▶ _Task prompt_: Give back, exactly as it appears, the run of lines opening with the one containing "What matplotlib code" and closing with the one containing "W, H = 975, 767". Nothing outside that run should appear.

▶ _Listed entries_:
=====

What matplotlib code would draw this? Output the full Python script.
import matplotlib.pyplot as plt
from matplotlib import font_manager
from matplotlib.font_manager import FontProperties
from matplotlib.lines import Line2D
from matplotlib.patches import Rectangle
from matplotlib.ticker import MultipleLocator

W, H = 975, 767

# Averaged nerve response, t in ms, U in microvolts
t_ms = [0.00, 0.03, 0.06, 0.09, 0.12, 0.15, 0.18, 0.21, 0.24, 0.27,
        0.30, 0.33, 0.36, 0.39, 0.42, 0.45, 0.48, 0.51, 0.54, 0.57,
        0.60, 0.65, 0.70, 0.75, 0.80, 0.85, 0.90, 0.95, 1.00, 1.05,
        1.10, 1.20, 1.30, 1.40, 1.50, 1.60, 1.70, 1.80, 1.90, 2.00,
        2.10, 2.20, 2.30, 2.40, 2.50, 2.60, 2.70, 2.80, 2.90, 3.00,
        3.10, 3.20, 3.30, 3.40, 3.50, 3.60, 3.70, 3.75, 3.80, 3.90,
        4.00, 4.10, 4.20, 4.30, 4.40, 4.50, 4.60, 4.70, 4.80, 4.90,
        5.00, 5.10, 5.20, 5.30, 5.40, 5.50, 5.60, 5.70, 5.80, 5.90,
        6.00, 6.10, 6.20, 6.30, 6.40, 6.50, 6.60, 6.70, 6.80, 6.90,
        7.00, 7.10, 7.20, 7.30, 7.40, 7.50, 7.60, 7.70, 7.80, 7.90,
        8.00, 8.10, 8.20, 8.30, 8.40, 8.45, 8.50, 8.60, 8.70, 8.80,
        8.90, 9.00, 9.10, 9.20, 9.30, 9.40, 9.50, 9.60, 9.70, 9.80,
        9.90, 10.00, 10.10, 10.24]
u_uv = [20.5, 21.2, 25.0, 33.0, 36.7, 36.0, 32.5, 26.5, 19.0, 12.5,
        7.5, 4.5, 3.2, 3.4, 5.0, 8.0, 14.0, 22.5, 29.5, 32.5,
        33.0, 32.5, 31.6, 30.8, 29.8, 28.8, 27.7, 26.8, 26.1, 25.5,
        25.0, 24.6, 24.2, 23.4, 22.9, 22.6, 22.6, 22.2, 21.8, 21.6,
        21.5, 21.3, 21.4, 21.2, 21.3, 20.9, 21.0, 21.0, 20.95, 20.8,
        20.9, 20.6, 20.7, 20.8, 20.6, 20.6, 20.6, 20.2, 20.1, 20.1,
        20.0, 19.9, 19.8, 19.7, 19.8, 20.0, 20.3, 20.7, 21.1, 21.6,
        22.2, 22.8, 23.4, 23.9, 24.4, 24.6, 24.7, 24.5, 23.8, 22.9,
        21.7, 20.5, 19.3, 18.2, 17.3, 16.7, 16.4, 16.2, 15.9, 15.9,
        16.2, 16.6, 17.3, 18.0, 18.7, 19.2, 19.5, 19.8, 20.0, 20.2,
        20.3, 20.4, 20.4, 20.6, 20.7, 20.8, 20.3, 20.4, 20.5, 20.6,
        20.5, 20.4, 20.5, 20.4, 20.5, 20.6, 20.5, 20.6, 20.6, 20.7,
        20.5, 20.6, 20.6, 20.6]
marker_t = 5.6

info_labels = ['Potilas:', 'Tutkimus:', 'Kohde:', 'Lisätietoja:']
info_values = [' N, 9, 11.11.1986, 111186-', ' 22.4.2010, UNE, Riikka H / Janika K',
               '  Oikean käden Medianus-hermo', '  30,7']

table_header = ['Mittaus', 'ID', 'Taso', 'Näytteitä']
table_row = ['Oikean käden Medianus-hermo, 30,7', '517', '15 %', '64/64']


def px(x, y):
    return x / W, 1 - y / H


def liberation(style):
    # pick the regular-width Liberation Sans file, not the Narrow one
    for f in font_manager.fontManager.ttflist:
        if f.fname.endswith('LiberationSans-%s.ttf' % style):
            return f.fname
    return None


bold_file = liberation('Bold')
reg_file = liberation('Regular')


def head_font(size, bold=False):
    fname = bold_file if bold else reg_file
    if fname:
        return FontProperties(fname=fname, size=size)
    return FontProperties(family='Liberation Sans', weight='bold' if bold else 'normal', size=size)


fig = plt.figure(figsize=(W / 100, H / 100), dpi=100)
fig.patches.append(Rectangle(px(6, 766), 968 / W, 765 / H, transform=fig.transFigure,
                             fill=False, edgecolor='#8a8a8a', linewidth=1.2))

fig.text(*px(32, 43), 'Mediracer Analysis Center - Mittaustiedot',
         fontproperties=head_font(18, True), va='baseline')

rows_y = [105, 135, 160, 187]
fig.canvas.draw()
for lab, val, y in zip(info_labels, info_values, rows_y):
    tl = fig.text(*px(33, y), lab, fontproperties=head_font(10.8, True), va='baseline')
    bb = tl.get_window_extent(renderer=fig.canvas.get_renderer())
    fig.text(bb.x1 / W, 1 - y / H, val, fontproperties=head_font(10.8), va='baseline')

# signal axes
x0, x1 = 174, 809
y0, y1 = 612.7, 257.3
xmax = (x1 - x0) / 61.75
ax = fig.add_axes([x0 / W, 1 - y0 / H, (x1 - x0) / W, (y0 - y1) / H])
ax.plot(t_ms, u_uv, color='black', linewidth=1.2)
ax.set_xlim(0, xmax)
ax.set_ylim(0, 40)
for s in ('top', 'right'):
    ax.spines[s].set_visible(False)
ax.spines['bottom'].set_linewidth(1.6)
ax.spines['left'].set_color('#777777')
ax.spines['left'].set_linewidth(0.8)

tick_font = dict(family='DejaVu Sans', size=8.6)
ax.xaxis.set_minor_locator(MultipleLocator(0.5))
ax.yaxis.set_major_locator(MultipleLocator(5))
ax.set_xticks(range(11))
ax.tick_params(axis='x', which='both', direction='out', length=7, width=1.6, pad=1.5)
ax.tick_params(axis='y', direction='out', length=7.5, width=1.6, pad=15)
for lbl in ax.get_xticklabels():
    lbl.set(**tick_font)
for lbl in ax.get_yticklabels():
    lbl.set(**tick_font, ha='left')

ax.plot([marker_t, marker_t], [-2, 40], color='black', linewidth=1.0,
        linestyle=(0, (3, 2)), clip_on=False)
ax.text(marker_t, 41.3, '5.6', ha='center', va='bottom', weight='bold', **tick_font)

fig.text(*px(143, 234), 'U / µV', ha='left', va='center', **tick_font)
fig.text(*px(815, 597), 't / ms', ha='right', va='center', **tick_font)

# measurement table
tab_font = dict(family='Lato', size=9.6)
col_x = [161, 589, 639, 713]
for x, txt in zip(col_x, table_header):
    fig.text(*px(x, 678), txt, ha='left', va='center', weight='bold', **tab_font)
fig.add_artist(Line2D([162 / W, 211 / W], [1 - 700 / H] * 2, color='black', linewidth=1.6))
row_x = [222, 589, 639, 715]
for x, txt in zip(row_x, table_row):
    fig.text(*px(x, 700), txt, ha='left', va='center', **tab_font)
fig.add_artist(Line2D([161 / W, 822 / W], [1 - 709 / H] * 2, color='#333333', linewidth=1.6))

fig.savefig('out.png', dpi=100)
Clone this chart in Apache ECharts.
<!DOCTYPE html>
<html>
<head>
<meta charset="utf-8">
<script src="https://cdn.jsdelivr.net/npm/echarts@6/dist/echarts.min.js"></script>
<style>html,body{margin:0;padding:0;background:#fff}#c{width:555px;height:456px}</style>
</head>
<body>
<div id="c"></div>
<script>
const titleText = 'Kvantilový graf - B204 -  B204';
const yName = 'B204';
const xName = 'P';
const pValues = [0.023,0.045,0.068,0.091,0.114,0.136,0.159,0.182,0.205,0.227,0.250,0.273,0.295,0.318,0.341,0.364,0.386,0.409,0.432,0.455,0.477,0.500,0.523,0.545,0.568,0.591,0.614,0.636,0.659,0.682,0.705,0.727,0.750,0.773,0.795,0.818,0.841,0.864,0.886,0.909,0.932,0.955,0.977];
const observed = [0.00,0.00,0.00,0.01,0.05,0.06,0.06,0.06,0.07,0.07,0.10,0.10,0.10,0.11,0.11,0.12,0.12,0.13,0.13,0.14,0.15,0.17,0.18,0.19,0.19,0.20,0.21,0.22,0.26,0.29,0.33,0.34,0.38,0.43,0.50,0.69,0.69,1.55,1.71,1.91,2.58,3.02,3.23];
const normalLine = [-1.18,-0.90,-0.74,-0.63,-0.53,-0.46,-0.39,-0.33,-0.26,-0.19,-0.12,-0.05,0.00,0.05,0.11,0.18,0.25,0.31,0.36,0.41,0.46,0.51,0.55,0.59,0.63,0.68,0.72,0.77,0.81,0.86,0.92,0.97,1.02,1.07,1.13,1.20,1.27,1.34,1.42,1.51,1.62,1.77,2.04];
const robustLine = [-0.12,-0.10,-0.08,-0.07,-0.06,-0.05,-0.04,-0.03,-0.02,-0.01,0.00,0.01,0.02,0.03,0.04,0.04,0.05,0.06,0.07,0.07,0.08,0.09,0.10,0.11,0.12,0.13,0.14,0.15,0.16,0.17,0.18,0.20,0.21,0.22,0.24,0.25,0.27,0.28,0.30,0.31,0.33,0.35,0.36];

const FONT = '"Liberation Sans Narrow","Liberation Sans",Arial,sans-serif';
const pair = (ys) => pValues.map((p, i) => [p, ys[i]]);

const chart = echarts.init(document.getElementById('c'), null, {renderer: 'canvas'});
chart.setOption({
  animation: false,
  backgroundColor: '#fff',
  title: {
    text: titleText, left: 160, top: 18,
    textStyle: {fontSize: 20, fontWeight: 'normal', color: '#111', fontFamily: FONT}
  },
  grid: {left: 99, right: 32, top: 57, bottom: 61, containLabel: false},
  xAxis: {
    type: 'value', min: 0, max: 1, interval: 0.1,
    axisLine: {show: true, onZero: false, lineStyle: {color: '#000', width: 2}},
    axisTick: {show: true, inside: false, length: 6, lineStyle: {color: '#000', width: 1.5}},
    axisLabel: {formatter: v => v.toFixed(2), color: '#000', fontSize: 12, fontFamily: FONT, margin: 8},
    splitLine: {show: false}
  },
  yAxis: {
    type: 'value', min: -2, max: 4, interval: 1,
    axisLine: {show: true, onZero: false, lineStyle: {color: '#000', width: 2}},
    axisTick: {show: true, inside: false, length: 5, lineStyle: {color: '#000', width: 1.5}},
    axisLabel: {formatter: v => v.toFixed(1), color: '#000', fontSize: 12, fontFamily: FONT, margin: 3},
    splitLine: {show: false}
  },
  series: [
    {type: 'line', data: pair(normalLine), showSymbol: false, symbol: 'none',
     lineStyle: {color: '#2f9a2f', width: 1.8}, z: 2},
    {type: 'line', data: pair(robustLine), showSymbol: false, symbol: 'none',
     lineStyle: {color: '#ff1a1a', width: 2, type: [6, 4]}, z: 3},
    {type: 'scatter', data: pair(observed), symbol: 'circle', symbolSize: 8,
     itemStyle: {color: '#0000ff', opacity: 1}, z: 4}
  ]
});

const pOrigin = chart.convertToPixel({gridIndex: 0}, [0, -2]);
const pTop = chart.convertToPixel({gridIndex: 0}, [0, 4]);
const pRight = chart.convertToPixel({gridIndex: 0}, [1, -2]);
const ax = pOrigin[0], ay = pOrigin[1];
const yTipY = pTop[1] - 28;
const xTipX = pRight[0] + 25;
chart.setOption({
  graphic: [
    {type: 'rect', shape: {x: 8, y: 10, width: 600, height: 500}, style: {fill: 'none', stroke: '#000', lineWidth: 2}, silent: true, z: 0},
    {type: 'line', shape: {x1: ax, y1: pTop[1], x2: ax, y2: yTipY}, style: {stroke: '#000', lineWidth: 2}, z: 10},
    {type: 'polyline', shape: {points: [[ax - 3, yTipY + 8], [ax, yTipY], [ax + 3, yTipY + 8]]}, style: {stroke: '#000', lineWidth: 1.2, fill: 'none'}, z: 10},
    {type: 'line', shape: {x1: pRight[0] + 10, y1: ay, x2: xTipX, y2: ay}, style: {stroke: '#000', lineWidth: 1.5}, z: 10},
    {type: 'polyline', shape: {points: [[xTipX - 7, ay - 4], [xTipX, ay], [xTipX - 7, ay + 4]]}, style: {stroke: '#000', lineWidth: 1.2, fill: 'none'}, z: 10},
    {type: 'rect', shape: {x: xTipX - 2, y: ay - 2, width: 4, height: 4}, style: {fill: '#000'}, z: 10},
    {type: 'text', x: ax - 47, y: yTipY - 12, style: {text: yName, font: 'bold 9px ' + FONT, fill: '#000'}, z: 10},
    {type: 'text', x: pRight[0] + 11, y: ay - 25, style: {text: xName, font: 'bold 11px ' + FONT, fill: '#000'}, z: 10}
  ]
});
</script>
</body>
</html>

=====

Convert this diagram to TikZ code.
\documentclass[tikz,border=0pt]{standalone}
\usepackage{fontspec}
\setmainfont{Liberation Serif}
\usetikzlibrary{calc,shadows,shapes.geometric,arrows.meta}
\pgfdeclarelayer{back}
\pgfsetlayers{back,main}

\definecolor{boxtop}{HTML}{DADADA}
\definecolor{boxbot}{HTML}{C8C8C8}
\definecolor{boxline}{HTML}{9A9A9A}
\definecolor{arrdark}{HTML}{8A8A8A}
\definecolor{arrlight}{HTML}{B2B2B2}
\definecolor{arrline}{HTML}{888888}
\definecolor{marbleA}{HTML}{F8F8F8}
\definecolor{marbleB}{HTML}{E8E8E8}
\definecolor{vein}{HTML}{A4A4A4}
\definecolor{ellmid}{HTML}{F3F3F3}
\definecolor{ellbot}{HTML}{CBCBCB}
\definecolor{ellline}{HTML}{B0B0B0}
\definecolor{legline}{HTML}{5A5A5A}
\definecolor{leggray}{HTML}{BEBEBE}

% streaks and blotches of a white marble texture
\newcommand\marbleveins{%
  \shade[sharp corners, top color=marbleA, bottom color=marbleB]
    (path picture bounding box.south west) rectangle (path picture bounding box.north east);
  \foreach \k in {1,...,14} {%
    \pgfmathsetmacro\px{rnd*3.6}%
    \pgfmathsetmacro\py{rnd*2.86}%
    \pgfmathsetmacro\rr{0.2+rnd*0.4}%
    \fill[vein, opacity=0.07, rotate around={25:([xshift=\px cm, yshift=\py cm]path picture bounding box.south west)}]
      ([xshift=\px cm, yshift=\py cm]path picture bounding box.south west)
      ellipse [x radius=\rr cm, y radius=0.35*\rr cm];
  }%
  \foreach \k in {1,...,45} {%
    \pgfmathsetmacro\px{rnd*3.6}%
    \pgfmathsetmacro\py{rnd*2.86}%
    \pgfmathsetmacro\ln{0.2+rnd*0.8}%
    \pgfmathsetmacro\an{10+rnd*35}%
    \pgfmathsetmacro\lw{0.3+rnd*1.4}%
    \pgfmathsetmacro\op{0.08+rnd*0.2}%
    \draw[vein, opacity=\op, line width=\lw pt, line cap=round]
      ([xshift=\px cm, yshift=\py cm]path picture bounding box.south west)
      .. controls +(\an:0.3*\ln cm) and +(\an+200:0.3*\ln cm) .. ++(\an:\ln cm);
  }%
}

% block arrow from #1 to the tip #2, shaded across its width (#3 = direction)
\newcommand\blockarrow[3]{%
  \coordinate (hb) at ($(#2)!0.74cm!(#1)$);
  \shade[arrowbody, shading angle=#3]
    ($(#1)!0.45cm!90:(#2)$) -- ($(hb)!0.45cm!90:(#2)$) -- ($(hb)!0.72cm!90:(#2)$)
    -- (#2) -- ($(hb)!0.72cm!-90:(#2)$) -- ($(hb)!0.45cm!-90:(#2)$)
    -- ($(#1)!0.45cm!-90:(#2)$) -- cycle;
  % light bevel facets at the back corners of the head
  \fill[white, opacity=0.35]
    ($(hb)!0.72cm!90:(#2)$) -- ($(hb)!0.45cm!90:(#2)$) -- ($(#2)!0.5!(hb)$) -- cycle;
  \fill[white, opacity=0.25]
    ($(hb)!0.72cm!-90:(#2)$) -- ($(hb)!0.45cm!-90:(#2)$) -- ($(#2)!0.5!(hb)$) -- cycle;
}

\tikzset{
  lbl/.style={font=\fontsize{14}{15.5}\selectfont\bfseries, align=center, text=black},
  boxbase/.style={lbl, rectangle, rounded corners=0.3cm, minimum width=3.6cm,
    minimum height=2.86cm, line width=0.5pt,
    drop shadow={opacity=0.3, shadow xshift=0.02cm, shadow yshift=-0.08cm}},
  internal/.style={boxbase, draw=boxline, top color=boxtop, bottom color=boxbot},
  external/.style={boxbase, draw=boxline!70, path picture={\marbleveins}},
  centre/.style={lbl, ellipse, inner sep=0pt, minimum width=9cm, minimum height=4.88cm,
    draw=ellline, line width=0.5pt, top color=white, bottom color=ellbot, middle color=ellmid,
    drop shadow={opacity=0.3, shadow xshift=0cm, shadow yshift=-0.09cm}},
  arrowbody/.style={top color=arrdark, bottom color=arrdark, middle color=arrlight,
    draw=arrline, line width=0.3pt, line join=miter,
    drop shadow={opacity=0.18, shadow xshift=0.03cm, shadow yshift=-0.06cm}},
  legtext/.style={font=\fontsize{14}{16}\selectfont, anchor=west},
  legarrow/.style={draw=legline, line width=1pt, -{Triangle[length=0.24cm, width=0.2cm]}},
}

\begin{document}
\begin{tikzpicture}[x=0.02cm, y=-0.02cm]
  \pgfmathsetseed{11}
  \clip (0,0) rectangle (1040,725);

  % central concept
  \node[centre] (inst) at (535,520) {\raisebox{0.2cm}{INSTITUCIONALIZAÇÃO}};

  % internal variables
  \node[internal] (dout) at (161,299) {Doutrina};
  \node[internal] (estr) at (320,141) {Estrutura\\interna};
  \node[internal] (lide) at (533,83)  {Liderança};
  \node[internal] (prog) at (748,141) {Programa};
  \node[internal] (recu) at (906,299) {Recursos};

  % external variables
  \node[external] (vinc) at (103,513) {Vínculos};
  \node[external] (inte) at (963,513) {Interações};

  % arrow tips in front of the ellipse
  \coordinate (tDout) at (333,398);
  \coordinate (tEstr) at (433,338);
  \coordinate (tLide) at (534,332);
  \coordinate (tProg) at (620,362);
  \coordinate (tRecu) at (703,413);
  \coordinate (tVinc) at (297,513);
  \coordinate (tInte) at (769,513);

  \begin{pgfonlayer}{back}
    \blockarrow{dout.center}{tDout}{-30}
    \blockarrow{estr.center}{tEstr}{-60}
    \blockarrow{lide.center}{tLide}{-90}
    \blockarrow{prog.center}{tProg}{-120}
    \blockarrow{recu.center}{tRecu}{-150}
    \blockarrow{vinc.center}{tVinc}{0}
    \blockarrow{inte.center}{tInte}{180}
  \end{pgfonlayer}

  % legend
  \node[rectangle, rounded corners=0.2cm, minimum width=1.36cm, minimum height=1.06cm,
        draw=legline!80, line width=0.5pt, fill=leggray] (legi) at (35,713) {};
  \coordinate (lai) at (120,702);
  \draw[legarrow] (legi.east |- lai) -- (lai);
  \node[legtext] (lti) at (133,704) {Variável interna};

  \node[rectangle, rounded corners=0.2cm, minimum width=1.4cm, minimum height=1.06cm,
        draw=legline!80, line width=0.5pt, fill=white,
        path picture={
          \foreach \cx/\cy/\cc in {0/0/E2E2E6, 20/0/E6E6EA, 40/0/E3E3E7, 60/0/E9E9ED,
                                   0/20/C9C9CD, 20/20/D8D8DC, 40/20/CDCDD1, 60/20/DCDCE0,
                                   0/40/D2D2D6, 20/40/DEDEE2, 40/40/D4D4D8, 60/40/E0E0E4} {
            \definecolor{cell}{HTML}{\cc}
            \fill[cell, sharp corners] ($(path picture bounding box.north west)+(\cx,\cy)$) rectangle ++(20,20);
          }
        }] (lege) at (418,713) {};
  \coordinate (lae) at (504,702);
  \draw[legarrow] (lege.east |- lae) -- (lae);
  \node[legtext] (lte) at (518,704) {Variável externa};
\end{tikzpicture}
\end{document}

=====

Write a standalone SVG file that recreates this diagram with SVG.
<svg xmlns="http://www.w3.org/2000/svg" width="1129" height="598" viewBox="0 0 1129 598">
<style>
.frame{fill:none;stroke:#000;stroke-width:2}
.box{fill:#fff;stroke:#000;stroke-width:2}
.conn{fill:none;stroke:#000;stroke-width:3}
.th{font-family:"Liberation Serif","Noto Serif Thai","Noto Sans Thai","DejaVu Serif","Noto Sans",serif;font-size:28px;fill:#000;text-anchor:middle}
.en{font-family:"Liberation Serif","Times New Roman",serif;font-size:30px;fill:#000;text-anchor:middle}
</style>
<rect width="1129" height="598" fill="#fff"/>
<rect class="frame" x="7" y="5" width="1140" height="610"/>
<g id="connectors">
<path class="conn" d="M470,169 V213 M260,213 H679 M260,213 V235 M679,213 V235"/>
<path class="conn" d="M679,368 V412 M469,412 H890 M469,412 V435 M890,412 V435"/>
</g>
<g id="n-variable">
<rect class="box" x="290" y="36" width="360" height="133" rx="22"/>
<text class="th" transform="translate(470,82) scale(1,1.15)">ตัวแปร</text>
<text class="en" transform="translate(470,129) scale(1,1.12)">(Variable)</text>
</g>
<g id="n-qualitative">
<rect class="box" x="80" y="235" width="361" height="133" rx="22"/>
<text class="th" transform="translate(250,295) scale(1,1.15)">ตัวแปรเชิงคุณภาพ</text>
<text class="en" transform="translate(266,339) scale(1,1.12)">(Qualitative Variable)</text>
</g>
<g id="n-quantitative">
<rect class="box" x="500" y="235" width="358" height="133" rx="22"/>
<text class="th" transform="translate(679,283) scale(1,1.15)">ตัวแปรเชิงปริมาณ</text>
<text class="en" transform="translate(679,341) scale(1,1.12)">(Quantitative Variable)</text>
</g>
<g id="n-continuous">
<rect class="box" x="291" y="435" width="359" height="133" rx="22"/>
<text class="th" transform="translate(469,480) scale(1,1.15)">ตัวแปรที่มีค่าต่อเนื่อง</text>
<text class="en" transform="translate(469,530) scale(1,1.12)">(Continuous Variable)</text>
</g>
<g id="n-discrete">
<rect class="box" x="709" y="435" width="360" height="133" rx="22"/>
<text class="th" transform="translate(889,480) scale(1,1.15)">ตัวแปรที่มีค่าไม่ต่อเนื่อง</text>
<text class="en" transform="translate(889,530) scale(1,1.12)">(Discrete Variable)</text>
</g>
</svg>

=====

▶ _Result_:
What matplotlib code would draw this? Output the full Python script.
import matplotlib.pyplot as plt
from matplotlib import font_manager
from matplotlib.font_manager import FontProperties
from matplotlib.lines import Line2D
from matplotlib.patches import Rectangle
from matplotlib.ticker import MultipleLocator

W, H = 975, 767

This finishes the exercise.